DISCLOSURE OF INFORMATION
This announcement is published on the website of the Hong Kong Stock Exchange at http:// www.hkexnews.hk and the Company’s website at http://development.coscoshipping.com. The interim report of the Company for the six months ended 30 June 2021, which includes the relevant financial information as required by Appendix 16 to the Listing Rules, will be despatched by the Company to its shareholders and published on the websites of the Hong Kong Stock Exchange and the Company in due course.
By order of the Board COSCO SHIPPING Development Co., Ltd. Cai Lei Joint Company Secretary
Shanghai, the People’s Republic of China 30 August 2021
As at the date of this announcement, the Board comprises Mr.

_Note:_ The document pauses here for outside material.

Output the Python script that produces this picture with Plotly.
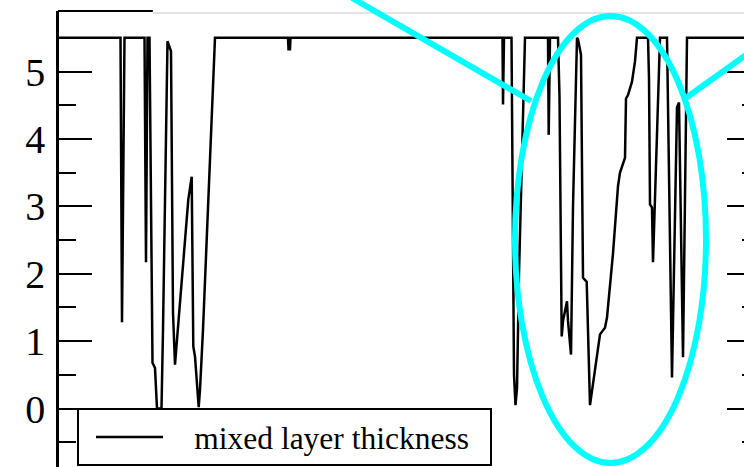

Wang Daxiong, Mr. Liu Chong and Mr. Xu Hui, being executive directors of the Company, Mr. Huang Jian, Mr. Liang Yanfeng and Mr. Ip Sing Chi, being non-executive directors of the Company, and Mr. Cai Hongping, Mr. Lu Jianzhong, Ms. Zhang Weihua and Mr. Shao Ruiqing, being independent non-executive directors of the Company.
- The Company is a registered non-Hong Kong company as defined in the Companies Ordinance (Chapter 622 of the Laws of Hong Kong) and it is registered under its Chinese name and under the English name “COSCO SHIPPING Development Co., Ltd.”.